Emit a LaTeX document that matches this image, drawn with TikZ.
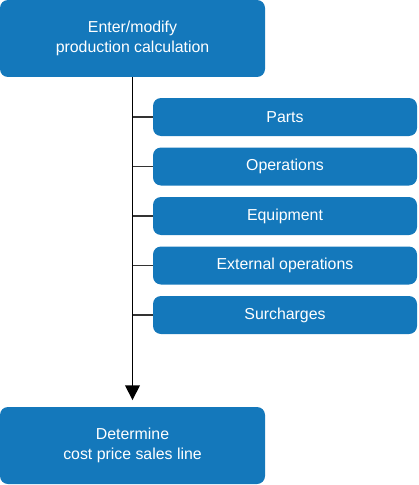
\documentclass[tikz,border=0pt]{standalone}
\usepackage{fontspec}
\setmainfont{Liberation Sans}
\usepackage{xcolor}
\usetikzlibrary{arrows.meta}

\definecolor{stepblue}{RGB}{20,120,187}

\begin{document}
\begin{tikzpicture}[x=0.75pt, y=-0.75pt,
  mainbox/.style={rectangle, fill=stepblue, rounded corners=6pt,
    minimum width=198.75pt, minimum height=57.75pt, align=center,
    text=white, font=\fontsize{11.9}{14.5}\selectfont, inner sep=0pt},
  subbox/.style={rectangle, fill=stepblue, rounded corners=6pt,
    minimum width=198pt, minimum height=28.5pt, align=center,
    text=white, font=\fontsize{11.9}{14.5}\selectfont, inner sep=0pt},
  arr/.style={-{Triangle[length=11pt, width=11pt]}, line width=1.1pt, shorten >=5pt},
  branch/.style={line width=1.1pt, draw=black!80}
]
  \useasboundingbox (0,0) rectangle (418,485);

  \node[mainbox] (calc)  at (132.5, 38.5)  {Enter/modify\\production calculation};
  \node[subbox]  (parts) at (285, 117)     {Parts};
  \node[subbox]  (ops)   at (285, 166.5)   {Operations};
  \node[subbox]  (equip) at (285, 216)     {Equipment};
  \node[subbox]  (extop) at (285, 265.5)   {External operations};
  \node[subbox]  (surch) at (285, 315)     {Surcharges};
  \node[mainbox] (cost)  at (132.5, 445.5) {Determine\\cost price sales line};

  \draw[arr] (calc) -- (cost);

  \foreach \n in {parts, ops, equip, extop, surch}
    \draw[branch] (\n.west) -- (\n.west -| calc.south);
\end{tikzpicture}
\end{document}
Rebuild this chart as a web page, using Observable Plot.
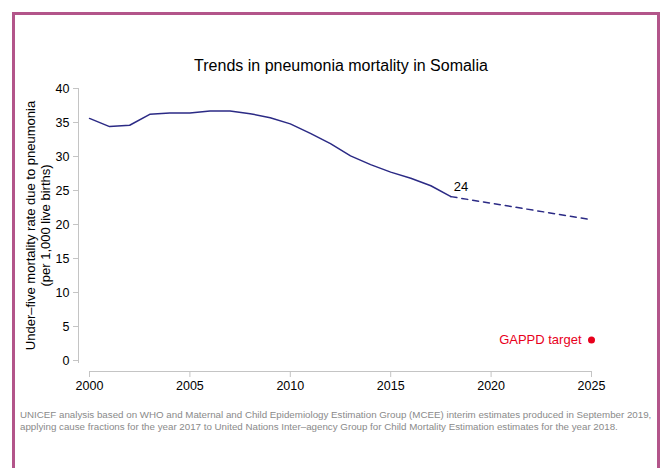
<!DOCTYPE html>
<html>
<head>
<meta charset="utf-8">
<script src="https://cdn.jsdelivr.net/npm/d3@7"></script>
<script src="https://cdn.jsdelivr.net/npm/@observablehq/plot@0.6"></script>
<style>
  html, body { margin: 0; padding: 0; background: #fff; }
  #wrap { position: relative; width: 664px; height: 468px; overflow: hidden; font-family: "Liberation Sans", Arial, Helvetica, sans-serif; }
  #frame { position: absolute; left: 12px; top: 12px; width: 642px; height: 480px; border: 3px solid #b3558a; box-sizing: content-box; }
  #title { position: absolute; left: 0; top: 57px; width: 682px; text-align: center; font-size: 16px; line-height: 18px; color: #000; }
  #chart { position: absolute; left: 0; top: 0; }
  #caption { position: absolute; left: 20px; top: 409px; font-size: 9.75px; line-height: 12px; color: #8a8a8a; white-space: nowrap; }
</style>
</head>
<body>
<div id="wrap">
  <div id="frame"></div>
  <div id="chart"></div>
  <div id="title">Trends in pneumonia mortality in Somalia</div>
  <div id="caption">UNICEF analysis based on WHO and Maternal and Child Epidemiology Estimation Group (MCEE) interim estimates produced in September 2019,<br>applying cause fractions for the year 2017 to United Nations Inter–agency Group for Child Mortality Estimation estimates for the year 2018.</div>
</div>
<script>
const years = [2000, 2001, 2002, 2003, 2004, 2005, 2006, 2007, 2008, 2009, 2010, 2011, 2012, 2013, 2014, 2015, 2016, 2017, 2018];
const rates = [35.6, 34.4, 34.6, 36.2, 36.4, 36.4, 36.7, 36.7, 36.3, 35.7, 34.8, 33.4, 31.9, 30.1, 28.8, 27.7, 26.8, 25.7, 24.1];
const projYears = [2018, 2025];
const projRates = [24.1, 20.7];
const targetYear = 2025;
const targetRate = 3;
const targetLabel = "GAPPD target";
const lastLabel = "24";
const xTicks = [2000, 2005, 2010, 2015, 2020, 2025];
const yTicks = [0, 5, 10, 15, 20, 25, 30, 35, 40];
const yLabel = "Under–five mortality rate due to pneumonia\n(per 1,000 live births)";

const observed = years.map((year, i) => ({year, value: rates[i]}));
const projection = projYears.map((year, i) => ({year, value: projRates[i]}));
const target = [{year: targetYear, value: targetRate}];

const lineColor = "#2b2a85";
const axisGray = "#c4c4c4";

const chart = Plot.plot({
  width: 664,
  height: 400,
  marginLeft: 78,
  marginTop: 88,
  marginBottom: 38,
  marginRight: 73,
  style: {fontFamily: '"Liberation Sans", Arial, Helvetica, sans-serif', background: "transparent", color: "#000"},
  x: {domain: [2000, 2025], range: [89, 591]},
  y: {domain: [0, 40], range: [360, 88]},
  marks: [
    Plot.frame({anchor: "left", stroke: axisGray}),
    Plot.axisY({ticks: yTicks, tickSize: 5, tickPadding: 4, fontSize: 12.5, stroke: axisGray, fill: "#000", label: null}),
    Plot.ruleY([0], {x1: 2000, x2: 2025, dy: 11, stroke: axisGray}),
    Plot.axisX({anchor: "bottom", ticks: xTicks, tickFormat: d => String(d), tickSize: 6, tickPadding: 4, dy: 9, fontSize: 12.5, stroke: axisGray, fill: "#000", label: null}),
    Plot.text([yLabel], {frameAnchor: "left", dx: -41, rotate: -90, fontSize: 13, lineHeight: 1.15, lineAnchor: "middle", textAnchor: "middle", fill: "#000"}),
    Plot.line(observed, {x: "year", y: "value", stroke: lineColor, strokeWidth: 1.5}),
    Plot.line(projection, {x: "year", y: "value", stroke: lineColor, strokeWidth: 1.5, strokeDasharray: "6,5"}),
    Plot.text([observed[observed.length - 1]], {x: "year", y: "value", text: () => lastLabel, dx: 10, dy: -10, fontSize: 13, fill: "#000"}),
    Plot.dot(target, {x: "year", y: "value", r: 3.5, fill: "#e8001c", stroke: "none"}),
    Plot.text(target, {x: "year", y: "value", text: () => targetLabel, textAnchor: "end", dx: -10, fontSize: 13, fill: "#e8001c"})
  ]
});
document.getElementById("chart").appendChild(chart);
</script>
</body>
</html>
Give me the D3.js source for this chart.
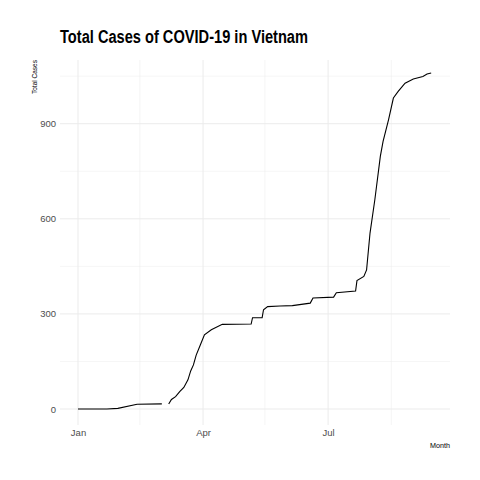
<!DOCTYPE html>
<html lang="en">
<head>
<meta charset="UTF-8">
<title>Total Cases of COVID-19 in Vietnam</title>
<script src="https://d3js.org/d3.v7.min.js"></script>
<style>
  body { margin: 0; background: #fff; }
  svg { font-family: "Liberation Sans", Arial, sans-serif; }
  .grid line { stroke: #ebebeb; }
  .tick text { fill: #4d4d4d; font-size: 9.5px; }
</style>
</head>
<body>
<svg id="chart" width="480" height="480"></svg>
<script>
// day of year 2020 (0 = Jan 1) and total cases; null = gap
const days  = [0, 21, 29, 43, 61, 63, 66, 68, 71, 74, 77, 80, 82, 84, 86, 89, 92, 97, 105, 126, 127, 134, 135, 138, 147, 156, 169, 171, 186, 188, 202, 203, 208, 210, 212.5, 216, 220, 222, 226, 229.5, 233, 238, 244, 251, 254, 257];
const cases = [0, 0, 2, 15, 16, null, 16, 30, 39, 55, 68, 92, 120, 139, 170, 202, 234, 250, 267, 268, 288, 288, 313, 323, 325, 326, 334, 350, 353, 367, 372, 405, 418, 439, 555, 660, 797, 844, 913, 981, 1002, 1028, 1041, 1049, 1057, 1060];
const yTicks = [0, 300, 600, 900];
const yMinor = [150, 450, 750, 1050];
const xTicks = ["2020-01-01", "2020-04-01", "2020-07-01"];
const xMinor = ["2020-02-15", "2020-05-16", "2020-08-16"];

const start = new Date(2020, 0, 1);
const toDate = d => new Date(start.getTime() + d * 864e5);
const parse = d3.timeParse("%Y-%m-%d");

const svg = d3.select("#chart");
const x = d3.scaleTime().domain([toDate(-13.1), toDate(270.7)]).range([60, 450]);
const y = d3.scaleLinear().domain([-50.5, 1101]).range([425, 60]);

const grid = svg.append("g").attr("class", "grid");
grid.selectAll(".ymin").data(yMinor).join("line")
  .attr("x1", 60).attr("x2", 450).attr("y1", d => y(d)).attr("y2", d => y(d)).attr("stroke-width", 0.5);
grid.selectAll(".xmin").data(xMinor).join("line")
  .attr("y1", 60).attr("y2", 425).attr("x1", d => x(parse(d))).attr("x2", d => x(parse(d))).attr("stroke-width", 0.5);
grid.selectAll(".ymaj").data(yTicks).join("line")
  .attr("x1", 60).attr("x2", 450).attr("y1", d => y(d)).attr("y2", d => y(d)).attr("stroke-width", 1);
grid.selectAll(".xmaj").data(xTicks).join("line")
  .attr("y1", 60).attr("y2", 425).attr("x1", d => x(parse(d))).attr("x2", d => x(parse(d))).attr("stroke-width", 1);

const yAxis = svg.append("g").attr("transform", "translate(60,0)")
  .call(d3.axisLeft(y).tickValues(yTicks).tickSize(0).tickPadding(4));
yAxis.select(".domain").remove();

const xAxis = svg.append("g").attr("transform", "translate(0,425)")
  .call(d3.axisBottom(x).tickValues(xTicks.map(parse)).tickFormat(d3.timeFormat("%b")).tickSize(0).tickPadding(4));
xAxis.select(".domain").remove();

const pts = days.map((d, i) => ({ date: toDate(d), v: cases[i] }));
svg.append("path")
  .datum(pts)
  .attr("fill", "none").attr("stroke", "#000").attr("stroke-width", 1.1)
  .attr("d", d3.line().defined(d => d.v !== null).x(d => x(d.date)).y(d => y(d.v)));

svg.append("text").attr("x", 60).attr("y", 43)
  .attr("font-size", 18).attr("font-weight", "bold")
  .attr("textLength", 248).attr("lengthAdjust", "spacingAndGlyphs")
  .text("Total Cases of COVID-19 in Vietnam");
svg.append("text").attr("transform", "translate(37,60) rotate(-90)")
  .attr("text-anchor", "end").attr("font-size", 7.5)
  .attr("textLength", 34).attr("lengthAdjust", "spacingAndGlyphs").text("Total Cases");
svg.append("text").attr("x", 450).attr("y", 448)
  .attr("text-anchor", "end").attr("font-size", 7.5)
  .attr("textLength", 20).attr("lengthAdjust", "spacingAndGlyphs").text("Month");
</script>
</body>
</html>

_Task goal_
Write out the lines from the one containing "Give me the D3.js source for this chart." down to the one containing "d3.scaleLinear().domain([-50.5, 1101]).range([425, 60]);", both included, exactly as they appear. Leave out any pictures.

_Exercise response_
Give me the D3.js source for this chart.
<!DOCTYPE html>
<html lang="en">
<head>
<meta charset="UTF-8">
<title>Total Cases of COVID-19 in Vietnam</title>
<script src="https://d3js.org/d3.v7.min.js"></script>
<style>
  body { margin: 0; background: #fff; }
  svg { font-family: "Liberation Sans", Arial, sans-serif; }
  .grid line { stroke: #ebebeb; }
  .tick text { fill: #4d4d4d; font-size: 9.5px; }
</style>
</head>
<body>
<svg id="chart" width="480" height="480"></svg>
<script>
// day of year 2020 (0 = Jan 1) and total cases; null = gap
const days  = [0, 21, 29, 43, 61, 63, 66, 68, 71, 74, 77, 80, 82, 84, 86, 89, 92, 97, 105, 126, 127, 134, 135, 138, 147, 156, 169, 171, 186, 188, 202, 203, 208, 210, 212.5, 216, 220, 222, 226, 229.5, 233, 238, 244, 251, 254, 257];
const cases = [0, 0, 2, 15, 16, null, 16, 30, 39, 55, 68, 92, 120, 139, 170, 202, 234, 250, 267, 268, 288, 288, 313, 323, 325, 326, 334, 350, 353, 367, 372, 405, 418, 439, 555, 660, 797, 844, 913, 981, 1002, 1028, 1041, 1049, 1057, 1060];
const yTicks = [0, 300, 600, 900];
const yMinor = [150, 450, 750, 1050];
const xTicks = ["2020-01-01", "2020-04-01", "2020-07-01"];
const xMinor = ["2020-02-15", "2020-05-16", "2020-08-16"];

const start = new Date(2020, 0, 1);
const toDate = d => new Date(start.getTime() + d * 864e5);
const parse = d3.timeParse("%Y-%m-%d");

const svg = d3.select("#chart");
const x = d3.scaleTime().domain([toDate(-13.1), toDate(270.7)]).range([60, 450]);
const y = d3.scaleLinear().domain([-50.5, 1101]).range([425, 60]);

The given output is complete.